* begin Information provided *

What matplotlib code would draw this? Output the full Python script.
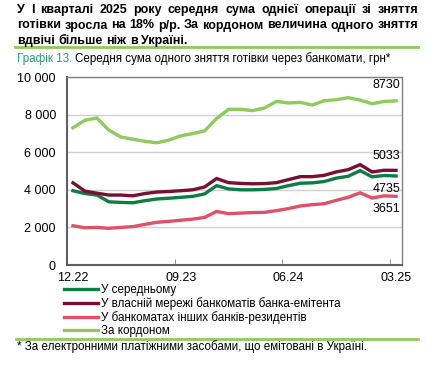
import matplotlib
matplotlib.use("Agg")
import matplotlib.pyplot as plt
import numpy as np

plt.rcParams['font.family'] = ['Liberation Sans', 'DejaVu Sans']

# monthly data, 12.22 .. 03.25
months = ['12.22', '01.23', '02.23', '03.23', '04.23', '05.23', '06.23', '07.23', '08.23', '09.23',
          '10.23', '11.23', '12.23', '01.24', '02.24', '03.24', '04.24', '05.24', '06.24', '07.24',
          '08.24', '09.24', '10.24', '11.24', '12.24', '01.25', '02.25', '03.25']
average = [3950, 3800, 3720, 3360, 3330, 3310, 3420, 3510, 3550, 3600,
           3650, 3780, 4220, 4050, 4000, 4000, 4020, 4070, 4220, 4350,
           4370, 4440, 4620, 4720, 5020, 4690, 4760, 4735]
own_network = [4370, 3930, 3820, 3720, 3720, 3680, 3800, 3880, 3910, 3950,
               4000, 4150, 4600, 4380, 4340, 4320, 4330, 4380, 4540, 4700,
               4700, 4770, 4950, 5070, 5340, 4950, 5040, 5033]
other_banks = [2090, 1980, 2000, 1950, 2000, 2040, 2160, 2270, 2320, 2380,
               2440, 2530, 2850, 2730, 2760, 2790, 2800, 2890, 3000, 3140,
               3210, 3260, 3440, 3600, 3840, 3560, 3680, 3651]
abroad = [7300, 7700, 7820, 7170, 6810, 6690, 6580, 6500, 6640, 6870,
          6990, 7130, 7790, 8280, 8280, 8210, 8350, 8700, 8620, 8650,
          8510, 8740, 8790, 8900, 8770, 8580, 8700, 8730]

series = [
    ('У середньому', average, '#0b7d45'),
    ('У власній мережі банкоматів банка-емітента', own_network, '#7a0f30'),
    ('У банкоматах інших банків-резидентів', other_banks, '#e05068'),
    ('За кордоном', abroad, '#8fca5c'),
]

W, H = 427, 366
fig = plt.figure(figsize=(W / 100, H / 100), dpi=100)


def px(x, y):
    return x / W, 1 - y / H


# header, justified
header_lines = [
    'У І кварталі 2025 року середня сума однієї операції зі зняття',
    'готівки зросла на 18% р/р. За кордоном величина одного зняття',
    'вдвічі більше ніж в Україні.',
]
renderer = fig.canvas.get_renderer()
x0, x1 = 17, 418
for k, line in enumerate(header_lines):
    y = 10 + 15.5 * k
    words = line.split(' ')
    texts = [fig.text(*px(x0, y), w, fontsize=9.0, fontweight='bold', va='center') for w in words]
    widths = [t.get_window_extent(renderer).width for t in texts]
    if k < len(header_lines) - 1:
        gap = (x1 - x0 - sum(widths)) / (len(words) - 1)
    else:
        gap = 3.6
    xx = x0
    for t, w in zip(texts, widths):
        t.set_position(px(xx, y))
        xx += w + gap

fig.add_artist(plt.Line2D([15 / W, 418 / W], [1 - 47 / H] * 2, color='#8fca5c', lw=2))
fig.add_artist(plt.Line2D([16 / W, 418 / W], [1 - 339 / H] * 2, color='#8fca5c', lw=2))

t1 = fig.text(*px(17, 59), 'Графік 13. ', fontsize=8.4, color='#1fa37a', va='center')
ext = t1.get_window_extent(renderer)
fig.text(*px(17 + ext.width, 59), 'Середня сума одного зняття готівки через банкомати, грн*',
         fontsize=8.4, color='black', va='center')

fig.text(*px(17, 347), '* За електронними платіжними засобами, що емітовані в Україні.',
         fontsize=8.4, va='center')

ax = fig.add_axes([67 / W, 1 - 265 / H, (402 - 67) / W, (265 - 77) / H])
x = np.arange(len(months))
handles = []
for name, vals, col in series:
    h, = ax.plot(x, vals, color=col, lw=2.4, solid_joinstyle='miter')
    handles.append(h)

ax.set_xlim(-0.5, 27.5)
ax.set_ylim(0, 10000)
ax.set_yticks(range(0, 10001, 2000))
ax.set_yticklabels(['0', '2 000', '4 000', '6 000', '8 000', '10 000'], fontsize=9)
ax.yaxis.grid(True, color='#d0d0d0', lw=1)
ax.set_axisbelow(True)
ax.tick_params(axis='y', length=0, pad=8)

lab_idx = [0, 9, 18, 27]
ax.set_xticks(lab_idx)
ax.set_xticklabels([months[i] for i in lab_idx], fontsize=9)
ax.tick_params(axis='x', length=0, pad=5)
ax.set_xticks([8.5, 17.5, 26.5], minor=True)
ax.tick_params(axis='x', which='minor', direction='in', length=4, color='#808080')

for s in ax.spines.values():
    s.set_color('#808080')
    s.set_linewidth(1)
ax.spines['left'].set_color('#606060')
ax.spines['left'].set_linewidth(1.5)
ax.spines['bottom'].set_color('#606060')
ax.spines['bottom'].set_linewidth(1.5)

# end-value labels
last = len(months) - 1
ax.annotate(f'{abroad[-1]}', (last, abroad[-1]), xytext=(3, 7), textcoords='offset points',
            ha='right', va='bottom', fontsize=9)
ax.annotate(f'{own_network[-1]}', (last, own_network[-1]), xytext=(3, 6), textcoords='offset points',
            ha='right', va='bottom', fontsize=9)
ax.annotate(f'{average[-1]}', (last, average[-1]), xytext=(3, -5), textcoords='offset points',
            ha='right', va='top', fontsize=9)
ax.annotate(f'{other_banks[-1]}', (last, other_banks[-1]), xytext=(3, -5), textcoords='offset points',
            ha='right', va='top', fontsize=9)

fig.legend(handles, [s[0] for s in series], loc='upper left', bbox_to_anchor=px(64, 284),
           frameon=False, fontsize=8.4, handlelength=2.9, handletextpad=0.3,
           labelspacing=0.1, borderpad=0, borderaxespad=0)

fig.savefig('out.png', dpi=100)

* end Information provided *
* begin Information provided *

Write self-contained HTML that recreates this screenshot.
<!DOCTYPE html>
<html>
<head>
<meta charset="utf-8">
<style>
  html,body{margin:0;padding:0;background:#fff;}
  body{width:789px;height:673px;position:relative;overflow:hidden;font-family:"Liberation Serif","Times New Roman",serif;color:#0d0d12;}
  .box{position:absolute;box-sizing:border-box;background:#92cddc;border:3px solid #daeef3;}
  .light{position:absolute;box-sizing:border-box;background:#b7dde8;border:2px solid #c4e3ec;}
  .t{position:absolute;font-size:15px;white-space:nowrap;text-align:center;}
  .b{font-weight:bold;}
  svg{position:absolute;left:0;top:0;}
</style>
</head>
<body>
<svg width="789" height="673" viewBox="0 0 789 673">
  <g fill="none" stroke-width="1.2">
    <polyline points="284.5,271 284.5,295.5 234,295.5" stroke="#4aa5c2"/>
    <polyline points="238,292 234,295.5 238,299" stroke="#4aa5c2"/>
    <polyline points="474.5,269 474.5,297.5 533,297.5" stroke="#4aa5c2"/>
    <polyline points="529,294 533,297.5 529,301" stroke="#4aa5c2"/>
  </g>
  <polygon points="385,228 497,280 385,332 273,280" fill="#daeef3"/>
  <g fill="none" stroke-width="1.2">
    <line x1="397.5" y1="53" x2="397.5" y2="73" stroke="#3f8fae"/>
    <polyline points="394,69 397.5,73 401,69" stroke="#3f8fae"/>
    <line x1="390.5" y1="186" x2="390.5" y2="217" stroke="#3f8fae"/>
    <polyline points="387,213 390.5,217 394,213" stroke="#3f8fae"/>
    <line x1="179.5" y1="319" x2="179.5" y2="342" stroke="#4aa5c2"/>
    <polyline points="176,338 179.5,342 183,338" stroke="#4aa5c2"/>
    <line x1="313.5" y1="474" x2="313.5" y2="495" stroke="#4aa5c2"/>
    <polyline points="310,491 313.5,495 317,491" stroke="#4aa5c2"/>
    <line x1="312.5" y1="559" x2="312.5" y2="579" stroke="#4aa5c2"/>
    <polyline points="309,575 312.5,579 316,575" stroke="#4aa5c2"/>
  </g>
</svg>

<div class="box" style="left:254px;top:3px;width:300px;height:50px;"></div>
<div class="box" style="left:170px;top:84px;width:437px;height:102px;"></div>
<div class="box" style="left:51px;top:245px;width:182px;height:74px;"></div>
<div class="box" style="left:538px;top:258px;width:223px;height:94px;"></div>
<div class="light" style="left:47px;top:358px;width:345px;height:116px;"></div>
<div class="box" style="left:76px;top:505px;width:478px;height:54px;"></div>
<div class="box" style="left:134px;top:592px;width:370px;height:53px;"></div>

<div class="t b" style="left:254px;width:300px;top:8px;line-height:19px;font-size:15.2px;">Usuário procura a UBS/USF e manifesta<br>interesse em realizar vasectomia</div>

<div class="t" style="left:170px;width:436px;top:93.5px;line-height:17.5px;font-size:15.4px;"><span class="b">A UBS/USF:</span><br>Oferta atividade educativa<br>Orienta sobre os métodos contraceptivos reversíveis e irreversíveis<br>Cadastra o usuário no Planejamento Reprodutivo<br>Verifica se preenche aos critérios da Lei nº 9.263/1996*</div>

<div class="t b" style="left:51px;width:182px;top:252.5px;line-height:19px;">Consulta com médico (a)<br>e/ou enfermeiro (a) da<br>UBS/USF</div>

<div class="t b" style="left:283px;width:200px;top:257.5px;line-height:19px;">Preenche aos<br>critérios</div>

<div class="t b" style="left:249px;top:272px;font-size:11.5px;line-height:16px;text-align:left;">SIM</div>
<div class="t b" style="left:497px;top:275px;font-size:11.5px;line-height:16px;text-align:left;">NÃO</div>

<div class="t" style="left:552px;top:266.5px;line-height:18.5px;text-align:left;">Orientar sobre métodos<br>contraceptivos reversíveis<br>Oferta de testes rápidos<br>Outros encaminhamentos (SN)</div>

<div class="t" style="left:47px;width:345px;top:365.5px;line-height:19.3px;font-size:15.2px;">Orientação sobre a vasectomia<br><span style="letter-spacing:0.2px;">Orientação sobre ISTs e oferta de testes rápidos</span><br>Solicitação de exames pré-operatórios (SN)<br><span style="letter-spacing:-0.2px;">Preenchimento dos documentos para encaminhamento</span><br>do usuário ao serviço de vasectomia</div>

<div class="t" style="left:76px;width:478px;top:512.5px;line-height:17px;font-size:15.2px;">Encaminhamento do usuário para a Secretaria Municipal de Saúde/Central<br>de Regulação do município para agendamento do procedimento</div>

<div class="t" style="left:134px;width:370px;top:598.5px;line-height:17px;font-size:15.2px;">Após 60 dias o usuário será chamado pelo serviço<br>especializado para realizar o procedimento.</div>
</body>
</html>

* end Information provided *

→ Task statement: Leave out the pictures, and copy only the lines from the one holding "What matplotlib code" through the one holding "plt.rcParams['font.family'] = ['Liberation", exactly as written.

→ Complete answer:
What matplotlib code would draw this? Output the full Python script.
import matplotlib
matplotlib.use("Agg")
import matplotlib.pyplot as plt
import numpy as np

plt.rcParams['font.family'] = ['Liberation Sans', 'DejaVu Sans']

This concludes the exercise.